The vapor pressure of acetic acid is 0.033 atm at 25°C. If 5.00g of $\ce{LiF}$ is added to 100g of acetic acid, what would be the vapor pressure of the solution at 25°C?
The lowering in vapor pressure (VP) can be calculated with this equation:
${∆P = X_{solute} * P°_{solvent} * i}$
${∆P}$ is the change (lowering) in VP.
${X_{solute}}$ is the mole fraction of the solute.
${P°_{solvent}}$ is the VP of the pure solvent.
${i}$ is the van't Hoff factor of the solute.
What is the "correct" van't Hoff for this problem, from the perspective of a general chemistry student? I know that $\ce{LiF}$ is not very soluble in water, and I know there are papers on lithium fluoride and acetic acid, but that's all beyond the scope of a general chemistry class.

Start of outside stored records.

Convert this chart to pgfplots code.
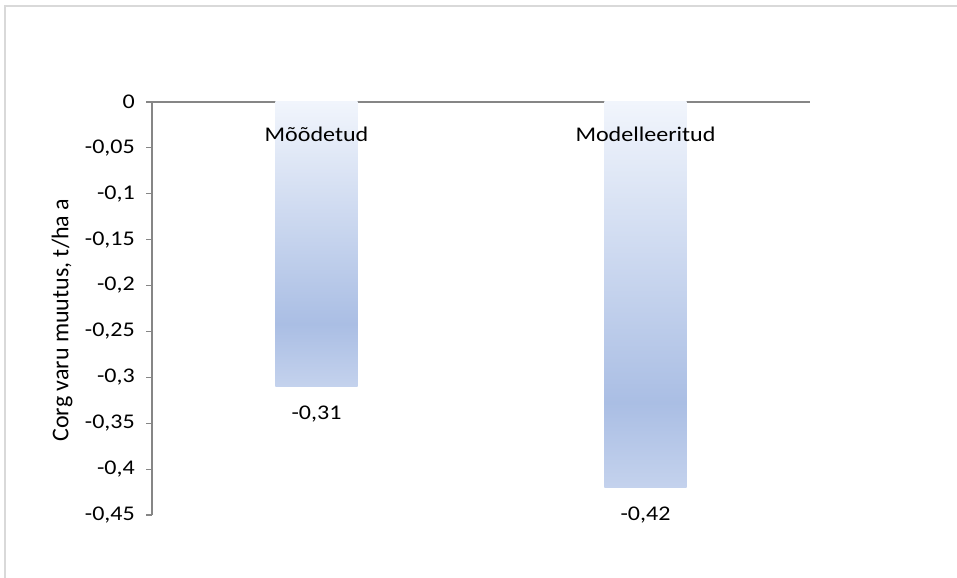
\documentclass[border=0pt]{standalone}
\usepackage{pgfplots}
\pgfplotsset{compat=1.18}
\usepackage{fontspec}
\setmainfont[FakeStretch=1.15]{Carlito}
\newfontfamily\labelfont{Carlito}

\definecolor{bartop}{RGB}{241,245,252}
\definecolor{bardark}{RGB}{170,190,228}
\definecolor{barbot}{RGB}{196,210,237}
\definecolor{axisgray}{RGB}{134,134,134}
\definecolor{framegray}{RGB}{217,217,217}

% vertical gradient of the bars: light at the zero line, darkest near the bar end
\pgfdeclareverticalshading{barshade}{100bp}{%
  color(0bp)=(barbot); color(25bp)=(barbot); color(36bp)=(bardark);
  color(75bp)=(bartop); color(100bp)=(bartop)}

\begin{document}
\fontsize{20.9bp}{24bp}\selectfont
\begin{tikzpicture}[x=1bp,y=1bp]
\useasboundingbox (0,0) rectangle (957,578);
\draw[framegray, line width=2bp] (5,-10) -- (5,572) -- (970,572);
\begin{axis}[
  at={(152bp,63bp)}, anchor=south west,
  width=658bp, height=413bp, scale only axis,
  xmin=-0.5, xmax=1.5, ymin=-0.45, ymax=0,
  axis x line*=top, axis y line*=left,
  axis line style={draw=axisgray, line width=1.4bp},
  xtick=\empty,
  ytick={-0.45,-0.4,-0.35,-0.3,-0.25,-0.2,-0.15,-0.1,-0.05,0},
  tick align=outside, major tick length=6bp,
  ytick style={draw=axisgray, line width=1.2bp},
  /pgf/number format/.cd, fixed, precision=2, use comma, assume math mode=true,
  /pgfplots/.cd,
  yticklabel style={text=black, xshift=-4bp},
  ylabel={Corg varu muutus, t/ha a},
  ylabel style={at={(axis description cs:-0.1368,0.472)}, anchor=center,
    font=\labelfont\fontsize{24bp}{28bp}\selectfont},
  ybar, bar width=0.25, bar shift=0pt,
  nodes near coords={\pgfmathprintnumber[fixed,precision=2,use comma,assume math mode=true]{\pgfplotspointmeta}},
  every node near coord/.append style={anchor=center, yshift=-28bp, text=black},
  clip=false,
]
\addplot[draw=none, shade, shading=barshade] coordinates {(0,-0.31)};
\addplot[draw=none, shade, shading=barshade] coordinates {(1,-0.42)};
\node[anchor=base, yshift=-40bp] at (axis cs:0,0) {Mõõdetud};
\node[anchor=base, yshift=-40bp] at (axis cs:1,0) {Modelleeritud};
\end{axis}
\end{tikzpicture}
\end{document}
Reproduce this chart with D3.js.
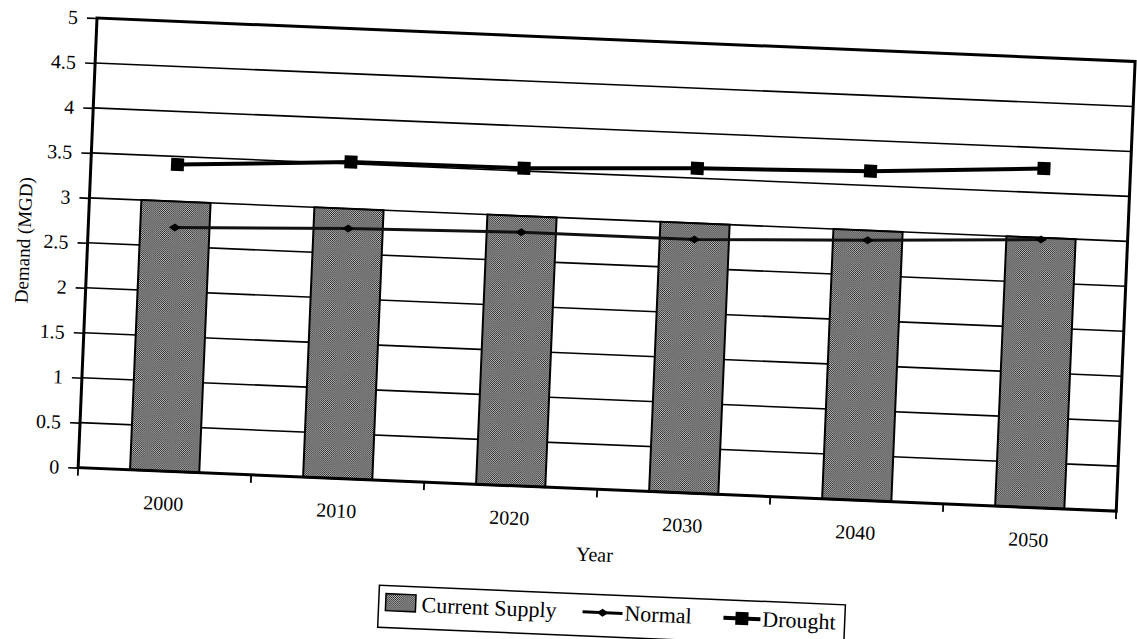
<!DOCTYPE html>
<html><head><meta charset="utf-8">
<script src="https://cdn.jsdelivr.net/npm/d3@7"></script>
<style>body{margin:0;background:#fff}svg{display:block}</style>
</head><body><svg id="c" width="1137" height="639"></svg>
<script>
const years = ["2000","2010","2020","2030","2040","2050"];
const currentSupply = [3,3,3,3,3,3];
const normal = [2.71,2.78,2.82,2.82,2.89,2.98];
const drought = [3.41,3.52,3.53,3.61,3.66,3.77];
const yTicks = [0,0.5,1,1.5,2,2.5,3,3.5,4,4.5,5];
const yTickLabels = ["0","0.5","1","1.5","2","2.5","3","3.5","4","4.5","5"];
const legendLabels = ["Current Supply","Normal","Drought"];

const W = 1039, H = 450;
const font = "'Liberation Serif','Times New Roman',serif";
const svg = d3.select("#c");
svg.append("rect").attr("width",1137).attr("height",639).attr("fill","#fff");

const defs = svg.append("defs");
const pat = defs.append("pattern").attr("id","dots").attr("patternUnits","userSpaceOnUse")
  .attr("width",2).attr("height",2);
pat.append("rect").attr("width",2).attr("height",2).attr("fill","#cfcfcf");
pat.append("rect").attr("width",1).attr("height",1).attr("fill","#111");
pat.append("rect").attr("x",1).attr("y",1).attr("width",1).attr("height",1).attr("fill","#222");

const g = svg.append("g").attr("transform","translate(97,18) rotate(2.4)");

const x = d3.scaleBand().domain(years).range([0,W]).paddingInner(0.6).paddingOuter(0.3);
const y = d3.scaleLinear().domain([0,5]).range([H,0]);
const cx = d => x(d) + x.bandwidth()/2;

// gridlines
g.append("g").selectAll("line").data(yTicks.filter(t=>t>0 && t<5)).join("line")
  .attr("x1",0).attr("x2",W).attr("y1",d=>y(d)).attr("y2",d=>y(d))
  .attr("stroke","#000").attr("stroke-width",1.6);

// bars
g.append("g").selectAll("rect").data(years).join("rect")
  .attr("x",d=>x(d)).attr("width",x.bandwidth())
  .attr("y",(d,i)=>y(currentSupply[i])).attr("height",(d,i)=>H-y(currentSupply[i]))
  .attr("fill","url(#dots)").attr("stroke","#000").attr("stroke-width",2);

// y axis
const yAxis = d3.axisLeft(y).tickValues(yTicks).tickFormat((d,i)=>yTickLabels[i]).tickSize(10).tickPadding(9);
const ya = g.append("g").call(yAxis);
ya.select(".domain").remove();
ya.selectAll(".tick line").attr("stroke","#000").attr("stroke-width",1.6);
ya.selectAll("text").attr("font-family",font).attr("font-size",20).attr("fill","#000");

// x axis: ticks at band boundaries
const bounds = d3.range(years.length+1).map(i => i===0 ? 0 : (i===years.length ? W : x(years[i]) - x.step()*x.paddingInner()/2));
g.append("g").selectAll("line").data(bounds).join("line")
  .attr("x1",d=>d).attr("x2",d=>d).attr("y1",H).attr("y2",H+8)
  .attr("stroke","#000").attr("stroke-width",1.8);
g.append("g").selectAll("text").data(years).join("text")
  .attr("x",d=>cx(d)).attr("y",H+39).attr("text-anchor","middle")
  .attr("font-family",font).attr("font-size",20).text(d=>d);

// plot border
g.append("rect").attr("x",0).attr("y",0).attr("width",W).attr("height",H)
  .attr("fill","none").attr("stroke","#000").attr("stroke-width",3);

// lines
const line = d3.line().x(d=>cx(d[0])).y(d=>y(d[1]));
const nData = years.map((d,i)=>[d,normal[i]]);
const dData = years.map((d,i)=>[d,drought[i]]);
g.append("path").attr("d",line(nData)).attr("fill","none").attr("stroke","#111").attr("stroke-width",3);
g.append("path").attr("d",line(dData)).attr("fill","none").attr("stroke","#000").attr("stroke-width",4);
const diamond = "M-6,0L0,-4L6,0L0,4Z";
g.append("g").selectAll("path").data(nData).join("path")
  .attr("transform",d=>`translate(${cx(d[0])},${y(d[1])})`).attr("d",diamond).attr("fill","#000");
g.append("g").selectAll("rect").data(dData).join("rect")
  .attr("x",d=>cx(d[0])-6.5).attr("y",d=>y(d[1])-6.5).attr("width",13).attr("height",13).attr("fill","#000");

// axis titles
g.append("text").attr("transform",`translate(-64,${H/2}) rotate(-90)`).attr("text-anchor","middle")
  .attr("dominant-baseline","central").attr("font-family",font).attr("font-size",19).text("Demand (MGD)");
g.append("text").attr("x",W/2).attr("y",H+72).attr("text-anchor","middle")
  .attr("font-family",font).attr("font-size",20).text("Year");

// legend
const lg = g.append("g");
const ly = 580;
const t1 = lg.append("text").attr("x",484).attr("y",ly).attr("text-anchor","end")
  .attr("font-family",font).attr("font-size",22).text(legendLabels[0]);
const w1 = t1.node().getComputedTextLength();
const sx = 484 - w1 - 36;
lg.append("rect").attr("x",sx).attr("y",ly-17).attr("width",30).attr("height",17)
  .attr("fill","url(#dots)").attr("stroke","#000").attr("stroke-width",1.5);
lg.append("line").attr("x1",510).attr("x2",550).attr("y1",ly-7).attr("y2",ly-7).attr("stroke","#000").attr("stroke-width",3);
lg.append("path").attr("transform",`translate(530,${ly-7})`).attr("d",diamond).attr("fill","#000");
lg.append("text").attr("x",552).attr("y",ly).attr("font-family",font).attr("font-size",22).text(legendLabels[1]);
lg.append("line").attr("x1",651).attr("x2",688).attr("y1",ly-7).attr("y2",ly-7).attr("stroke","#000").attr("stroke-width",4);
lg.append("rect").attr("x",663).attr("y",ly-13.5).attr("width",13).attr("height",13).attr("fill","#000");
const t3 = lg.append("text").attr("x",690).attr("y",ly).attr("font-family",font).attr("font-size",22).text(legendLabels[2]);
const w3 = t3.node().getComputedTextLength();
lg.insert("rect",":first-child").attr("x",sx-7).attr("y",555).attr("width",690+w3+9-(sx-7)).attr("height",42)
  .attr("fill","#fff").attr("stroke","#000").attr("stroke-width",1.5);
</script></body></html>
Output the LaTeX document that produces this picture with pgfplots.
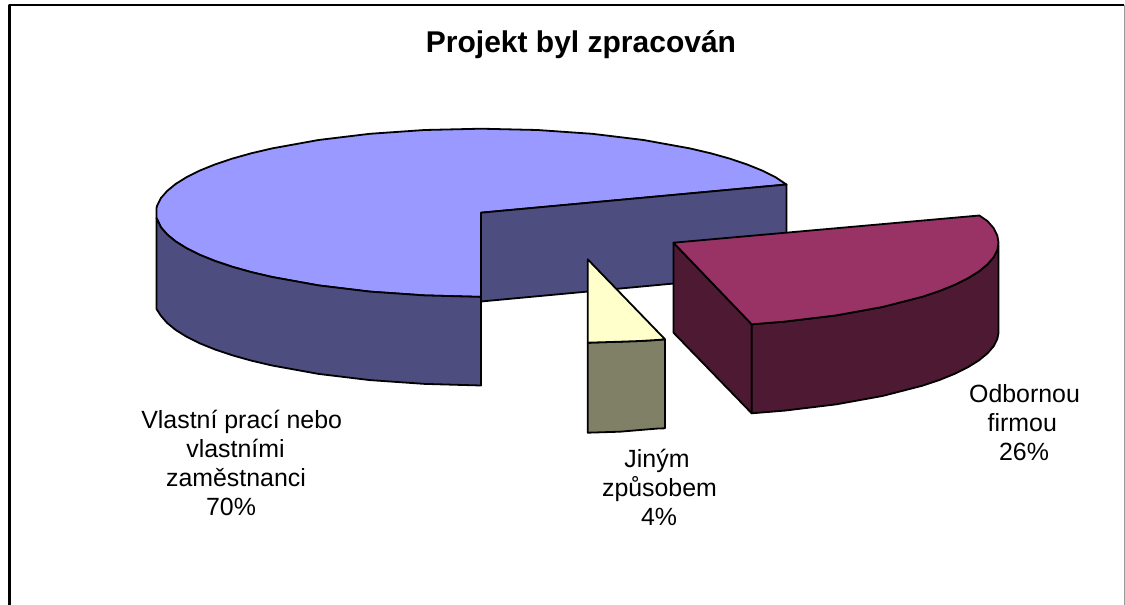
\documentclass[border=0pt]{standalone}
\usepackage{fontspec}
\setmainfont{Liberation Sans}
\usepackage{pgfplots}
\pgfplotsset{compat=1.18}
\definecolor{blueTop}{HTML}{9999FF}
\definecolor{blueSide}{HTML}{4D4D80}
\definecolor{redTop}{HTML}{993366}
\definecolor{redSide}{HTML}{4D1933}
\definecolor{yelTop}{HTML}{FFFFCC}
\definecolor{yelSide}{HTML}{808066}
\tikzset{lab/.style={anchor=base,inner sep=0pt,font=\fontsize{24.9}{29}\selectfont}}
\begin{document}
\begin{tikzpicture}
\path[use as bounding box] (0,0) rectangle (1125pt,605pt);
\begin{axis}[at={(0,0)},anchor=south west,scale only axis,width=1125pt,height=605pt,
  xmin=0,xmax=1125,ymin=0,ymax=605,y dir=reverse,hide axis,clip=false,no markers,
  every axis plot/.append style={line join=round,line width=1.8pt,draw=black}]
% frame
\addplot[line width=2.4pt] coordinates {(9.5,605)(9.5,4.7)(1124,4.7)};
\addplot[draw=black!40,line width=1pt] coordinates {(1124.5,5)(1124.5,605)};
% 70 % slice: top
\addplot[fill=blueTop] coordinates {
(481,212.7)(786.5,184.5)(775.5,177.2)(762.5,170.7)(747.2,164.5)(730,158.7)(710.8,153.3)(689.9,148.4)(643.5,140)(592.2,133.8)(537.4,130)(481,128.7)
(424.6,130)(369.8,133.8)(318.5,140)(272.1,148.4)(251.2,153.3)(232,158.7)(214.8,164.5)(199.5,170.7)(186.5,177.2)(175.6,184)(167.1,191)(160.9,198.1)(157.2,205.4)(156.5,208)
(156.5,218)(160.9,227.3)(167.1,234.4)(175.6,241.4)(186.5,248.2)(199.5,254.7)(214.8,260.9)(232,266.7)(251.2,272.1)(272.1,277)(318.5,285.4)(369.8,291.6)(424.6,295.4)(481,296.9)
} --cycle;
% 70 % slice: inner face
\addplot[fill=blueSide] coordinates {(481,212.7)(786.5,184.5)(786.5,273)(481,301.5)} --cycle;
% 70 % slice: outer face
\addplot[fill=blueSide] coordinates {
(156.5,218)(160.9,227.3)(167.1,234.4)(175.6,241.4)(186.5,248.2)(199.5,254.7)(214.8,260.9)(232,266.7)(251.2,272.1)(272.1,277)(318.5,285.4)(369.8,291.6)(424.6,295.4)(481,296.9)
(481,385.5)(424.6,383.9)(369.8,380.1)(318.5,373.9)(272.1,365.5)(251.2,360.6)(232,355.2)(214.8,349.4)(199.5,343.2)(186.5,336.7)(175.6,329.9)(167.1,322.9)(160.9,315.8)(156.5,309)
} --cycle;
% 4 % slice
\addplot[fill=yelSide] coordinates {(587.7,342.7)(620,341.7)(640,341)(657,340)(665,339.3)(665,428.3)(657,428.6)(640,430)(620,431.7)(587.7,432.7)} --cycle;
\addplot[fill=yelTop] coordinates {(587.7,259.3)(665,339.3)(657,340)(640,341)(620,341.7)(587.7,342.7)} --cycle;
% 26 % slice
\addplot[fill=redSide] coordinates {(673.5,242.7)(751.7,324.3)(751.7,413.3)(673.5,332.7)} --cycle;
\addplot[fill=redSide] coordinates {
(751.7,324.3)(784.7,321.6)(836,315.4)(882.4,307)(922.5,296.7)(939.7,290.9)(955,284.7)(968,278.2)(978.9,271.4)(987.4,264.4)(993.6,257.3)(997.3,250)(998.5,245)
(998.5,333)(997.3,339)(993.6,346.3)(987.4,353.4)(978.9,360.4)(968,367.2)(955,373.7)(939.7,379.9)(922.5,385.7)(882.4,396)(836,404.4)(784.7,410.6)(751.7,413.3)
} --cycle;
\addplot[fill=redTop] coordinates {
(673.5,242.7)(979.3,215.5)(987.4,221)(993.6,228.1)(997.3,235.4)(998.5,242.7)(997.3,250)(993.6,257.3)(987.4,264.4)(978.9,271.4)(968,278.2)(955,284.7)(939.7,290.9)(922.5,296.7)(882.4,307)(836,315.4)(784.7,321.6)(751.7,324.3)
} --cycle;
% texts
\node[anchor=base,inner sep=0pt,font=\fontsize{30}{34}\selectfont\bfseries] at (axis cs:581,52.3) {Projekt byl zpracován};
\node[lab] at (axis cs:241.7,428) {Vlastní prací nebo};
\node[lab] at (axis cs:235.5,457) {vlastními};
\node[lab] at (axis cs:236,486.5) {zaměstnanci};
\node[lab] at (axis cs:231,515.5) {70\%};
\node[lab] at (axis cs:1024.5,402.7) {Odbornou};
\node[lab] at (axis cs:1022.3,431.5) {firmou};
\node[lab] at (axis cs:1024,460.7) {26\%};
\node[lab] at (axis cs:657,467.7) {Jiným};
\node[lab] at (axis cs:659.5,496.5) {způsobem};
\node[lab] at (axis cs:659,525.5) {4\%};
\end{axis}
\end{tikzpicture}
\end{document}
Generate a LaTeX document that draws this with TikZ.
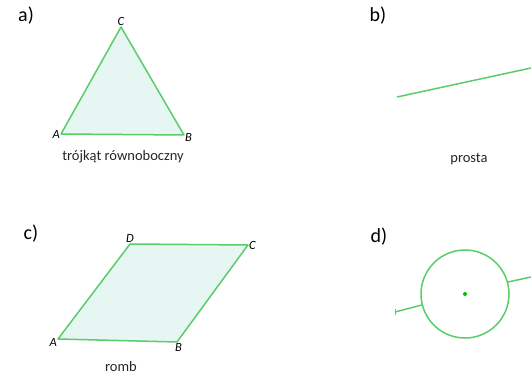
\documentclass[tikz,border=0pt]{standalone}
\usepackage{fontspec}
\setmainfont{Carlito}
\usetikzlibrary{positioning}
\definecolor{figline}{RGB}{90,205,105}
\definecolor{figfill}{RGB}{230,246,242}
\tikzset{
  figure/.style={draw=figline, line width=1.5pt, fill=figfill, line join=round},
  vertex/.style={inner sep=1pt, font=\fontsize{12.5}{12.5}\selectfont\itshape},
  caption/.style={inner sep=0pt, text=black!85, font=\fontsize{14.5}{14.5}\selectfont},
  part/.style={inner sep=0pt, font=\fontsize{20}{20}\selectfont}
}
\begin{document}
\begin{tikzpicture}[x=1pt, y=-1pt]
\useasboundingbox (0,0) rectangle (531,377);
% a) triangle
\node[part] (pa) at (26,16) {a)};
\coordinate (tA) at (61,134);
\coordinate (tB) at (184,135);
\coordinate (tC) at (121,27);
\draw[figure] (tA) -- (tB) -- (tC) -- cycle;
\node[vertex, above=0pt of tC] (lC) {C};
\node[vertex, left=0pt of tA] (lA) {A};
\node[vertex, right=0pt of tB, yshift=-2pt] (lB) {B};
\node[caption] (ta) at (123,157) {trójkąt równoboczny};
% b) line
\node[part] (pb) at (378,16) {b)};
\coordinate (pL) at (397,97);
\coordinate (pR) at (531,68);
\draw[figline, line width=1.5pt] (pL) -- (pR);
\node[caption] (tb) at (469,159) {prosta};
% c) rhombus
\node[part] (pc) at (31,234) {c)};
\coordinate (rA) at (58,339);
\coordinate (rB) at (177,342);
\coordinate (rC) at (248,245);
\coordinate (rD) at (130,244);
\draw[figure] (rA) -- (rB) -- (rC) -- (rD) -- cycle;
\node[vertex, above=0pt of rD] (lD) {D};
\node[vertex, right=0pt of rC] (lC2) {C};
\node[vertex, left=0pt of rA, yshift=-3pt] (lA2) {A};
\node[vertex, below right=0pt and -3pt of rB] (lB2) {B};
\node[caption] (tc) at (121,367) {romb};
% d) circle
\node[part] (pd) at (379,237) {d)};
\coordinate (kS) at (465,294);
\draw[figline, line width=1.5pt] (kS) circle[radius=44];
\fill[green!75!black] (kS) circle[radius=2];
\coordinate (kL) at (395,312);
\coordinate (kL1) at (422,305);
\coordinate (kR1) at (508,282);
\coordinate (kR) at (531,277);
\draw[figline, line width=1.5pt] (kL) -- (kL1);
\draw[figline, line width=1.5pt] (kR1) -- (kR);
\draw[figline, line width=0.8pt] ([yshift=-3pt]kL) -- ([yshift=3pt]kL);
\end{tikzpicture}
\end{document}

Therefore, I think it's 2, because $\ce{LiF}$ is expected to be a strong electrolyte. It's ionic, and the solvent is similarly polar (acetic acid has hydrogen bonds). The solvent even resembles water in that both have hydrogen-bonding. So I would expect $\ce{LiF}$ to dissolve fully in acetic acid.
Remember, this is a general chemistry class, and the students aren't expected to know much beyond "like dissolves like." $\ce{LiF}$is polar, and so is acetic acid. So to them, $\ce{LiF}$ should dissolve in acetic acid.
Problem is that I'm in trouble with my supervisor since I told someone that i = 2. My supervisor is telling me that the van't Hoff factor should be 1. I looked over his work to see if he accounted for the dissolving of $\ce{LiF}$when calculating the mole fraction of the solute but he didn't - he just found the mole fraction of $\ce{LiF}$, not the combined mole fractions of $\ce{Li+}$ and $\ce{F-}$.
So, what's the deal with this problem? Is there some weird exception I'm not aware of regarding $\ce{LiF}$ and acetic acid? The van't Hoff factor should be 2, correct?